Cosa importante, i successi di lungo termine possono essere raggiunti soltanto sulla base del movimento verso l’associazione delle civilizzazioni basata sull’interazione rispettosa delle diverse culture e religioni. Crediamo che la solidarietà umana debba avere una base morale formata dai valori tradizionali che sono largamente condivisi dalle principali religioni mondiali. A questo riguardo, vorrei richiamare la vostra attenzione alla dichiarazione congiunta del Patriarca Cirillo e di Papa Francesco, nella quale, tra le altre cose, hanno espresso il sostegno alla famiglia come centro naturale della vita degli individui e della società.

Lo ripeto, non cerchiamo lo scontro con gli Stati Uniti, o l’Unione Europea, o la NATO. Al contrario, la Russia è aperta alla cooperazione più ampia possibile con i suoi partner occidentali. Continuiamo a credere che il modo migliore per assicurare gli interessi delle popolazioni che vivono in Europa è di formare un comune spazio economico e umanitario dall’Atlantico al Pacifico, affinché la formazione di questa nuova Unione Economica Eurasiatica possa fare da integrazione tra l’Europa e l’Estremo Oriente. Lottiamo per fare del nostro meglio al fine di superare gli ostacoli sul nostro cammino, tra cui la risoluzione della crisi ucraina causata dal colpo di stato a Kiev del febbraio 2014, sulla base degli accordi di Minsk.

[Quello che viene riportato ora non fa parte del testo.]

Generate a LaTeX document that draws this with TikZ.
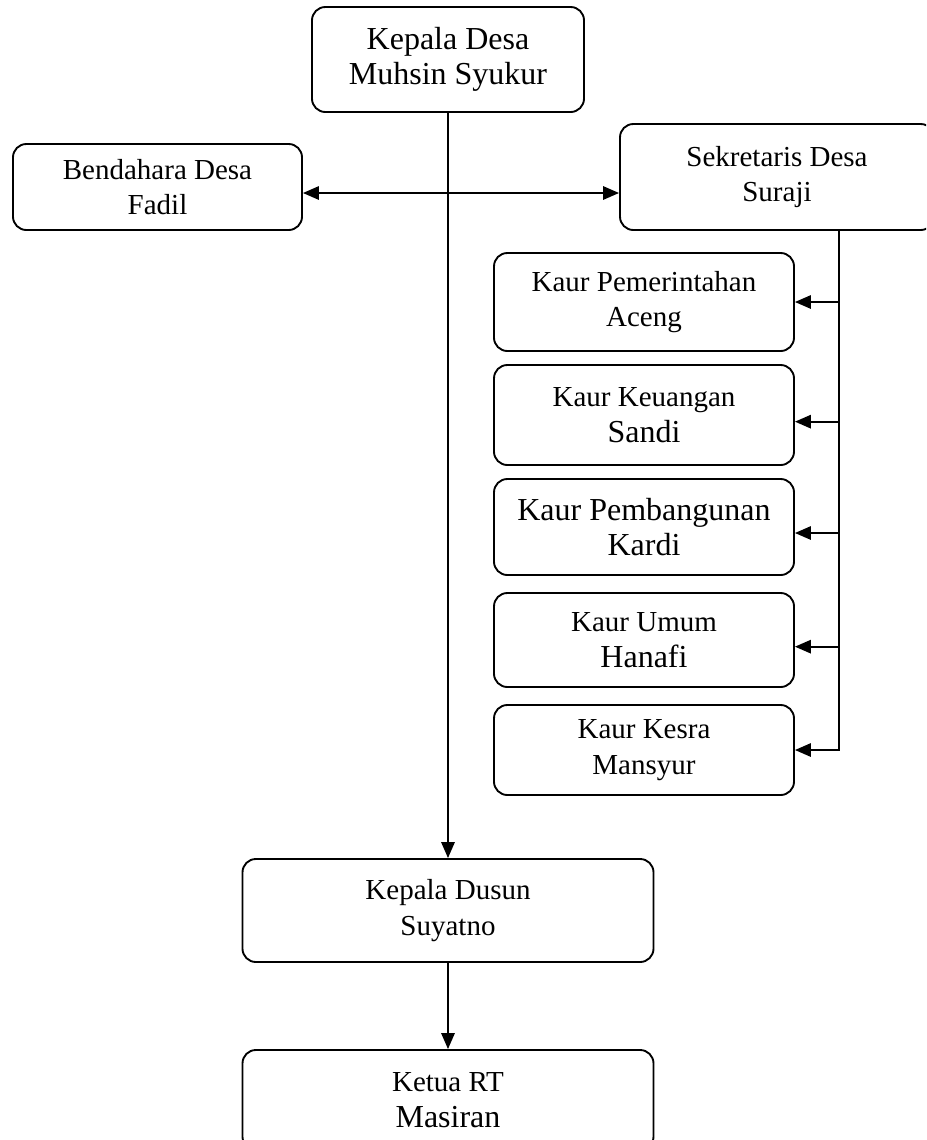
\documentclass[tikz,border=0pt]{standalone}
\usepackage{fontspec}
\setmainfont{Liberation Serif}
\usetikzlibrary{arrows.meta}
\newcommand{\fsm}{\fontsize{21.75}{26.6}\selectfont}
\newcommand{\fbg}{\fontsize{24}{26.6}\selectfont}
\begin{document}
\begin{tikzpicture}[x=0.75pt,y=-0.75pt,
  box/.style={draw, line width=1.4pt, rounded corners=10pt, align=center, font=\fsm, inner sep=0pt},
  conn/.style={line width=1.5pt},
  tip/.tip={Triangle[length=12pt,width=10pt]},
  arr/.style={conn, -tip}]
\clip (0,0) rectangle (926,1140);
% nodes
\node[box, minimum width=204pt, minimum height=78.75pt, font=\fbg] (kd) at (448,59.5) {Kepala Desa\\Muhsin Syukur};
\node[box, minimum width=216.75pt, minimum height=64.5pt] (bend) at (157.5,187) {Bendahara Desa\\Fadil};
\node[box, minimum width=235.5pt, minimum height=79.5pt] (sek) at (777,177) {Sekretaris Desa\\Suraji};
\node[box, minimum width=225pt, minimum height=73.5pt] (pem) at (644,302) {Kaur Pemerintahan\\Aceng};
\node[box, minimum width=225pt, minimum height=75pt] (keu) at (644,415) {Kaur Keuangan\\{\fbg Sandi}};
\node[box, minimum width=225pt, minimum height=72pt, font=\fbg] (pbg) at (644,527) {Kaur Pembangunan\\Kardi};
\node[box, minimum width=225pt, minimum height=70.5pt] (umum) at (644,640) {Kaur Umum\\{\fbg Hanafi}};
\node[box, minimum width=225pt, minimum height=67.5pt] (kesra) at (644,750) {Kaur Kesra\\Mansyur};
\node[box, minimum width=308.25pt, minimum height=77.25pt] (dusun) at (448,910.5) {Kepala Dusun\\Suyatno};
\node[box, minimum width=308.25pt, minimum height=75pt] (rt) at (448,1100) {Ketua RT\\{\fbg Masiran}};
% connectors
\coordinate (hj) at (448,193);
\coordinate (sp) at (839,230);
\draw[arr] (kd.south) -- (dusun.north);
\draw[conn, tip-tip] (bend.east |- hj) -- (sek.west |- hj);
\draw[arr] (sek.south -| sp) -- (kesra.east -| sp) -- (kesra.east);
\draw[arr] (pem.east -| sp) -- (pem.east);
\draw[arr] ([yshift=-5pt]keu.east -| sp) -- ([yshift=-5pt]keu.east);
\draw[arr] ([yshift=-4.5pt]pbg.east -| sp) -- ([yshift=-4.5pt]pbg.east);
\draw[arr] ([yshift=-5pt]umum.east -| sp) -- ([yshift=-5pt]umum.east);
\draw[arr] (dusun.south) -- (rt.north);
\end{tikzpicture}
\end{document}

Vorrei citare il saggio e politico navigato Henry Kissinger, che in un discorso recentemente tenuto a Mosca, ha detto che “la Russia dovrebbe essere percepita come un elemento essenziale di qualunque nuovo equilibrio globale, non principalmente come una minaccia per gli Stati Uniti… Sono qui per parlare a favore della possibilità di un dialogo che cerchi di unire i nostri futuri anziché elaborare i nostri conflitti. Questo richiede rispetto da ambo le parti dei valori vitali e degli interessi dell’altro.” Condividiamo quest’approccio, e continueremo a difendere i principi del diritto e della giustizia negli affari internazionali.

Parlando del ruolo della Russia nel mondo come grande potenza, il filosofo russo Ivan Illyin ha detto che la grandezza di un paese non è determinata dalle dimensioni del suo territorio o dal numero dei suoi abitanti, ma dalla capacità del suo popolo e del suo governo di prendersi carico del grandi problemi del mondo e di affrontarli in modo creativo. Una grande potenza è quella che, affermando la propria esistenza e i propri interessi… introduce un’idea creativa, significativa e legale a tutta l’assemblea delle nazioni, l’intero “concerto” di popoli e stati. È difficile non essere d’accordo con queste parole.